The U.N.'s weapons inspectors were charged with confirming that Saddam was fulfilling his post-Gulf War commitments to disarmament. Having been designed to verify the actions of a cooperating state, the inspection regime wasn't up to the task of catching a duplicitous dictator bent on hiding evidence of prohibited weapons in every nook and cranny of Iraq. Gary Milhollin, director of the Wisconsin Project on Nuclear Arms Control, explains, "It is a different proposition altogether to wander about a country looking for what has been deliberately concealed. That is a task with no end."

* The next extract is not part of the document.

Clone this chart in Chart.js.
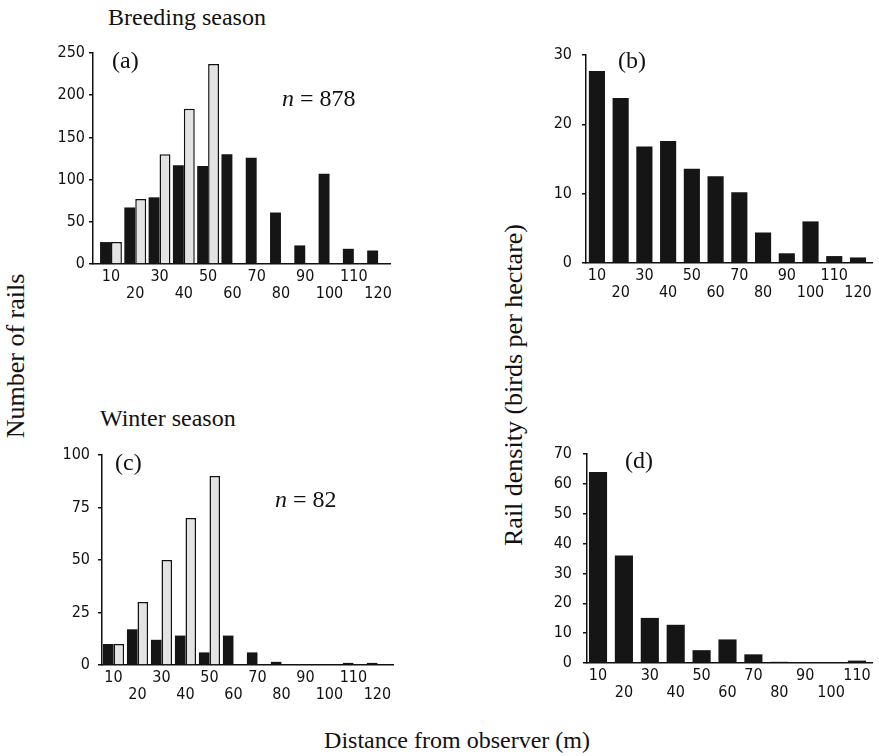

Having spent years in Iraq at precisely such an endless task, Dr. Kay says that it would take "tremendous resources, actually . . . resources beyond anything I can imagine," to prevent Saddam from thwarting inspections. The totalitarian Iraqi regime did a far better job of keeping track of the inspectors than the inspectors were able to do of keeping track of weapons. A recent analysis of the 280 inspections of facilities and sites that UNSCOM conducted from 1991 to 1998 found that fewer than a half dozen were surprise visits, catching the Iraqi minders off guard. Kay points out that Saddam has spent 20 years and an estimated $40 billion on a weapons-of-mass-destruction program that involves 40,000 Iraqis. To counter these enormous resources, any effective inspection force would be, in Kay's words, "very much like an occupation."
Furthermore, in their attempts to discover Iraq's deadliest weapons the inspectors actually had to fight a two-front war. The inspection teams were undercut by members of the Security Council eager to make business deals with Iraq, and cited an irresponsible buck-passing attitude of "if it were a serious problem, the U.S. would take care of it." By the time the U.N. capitulated in allowing Saddam to refuse inspectors access to "sensitive sites," Kay claims, UNSCOM had become so emasculated it "had almost become a shielding force for Iraq's weapons- of-mass-destruction development program."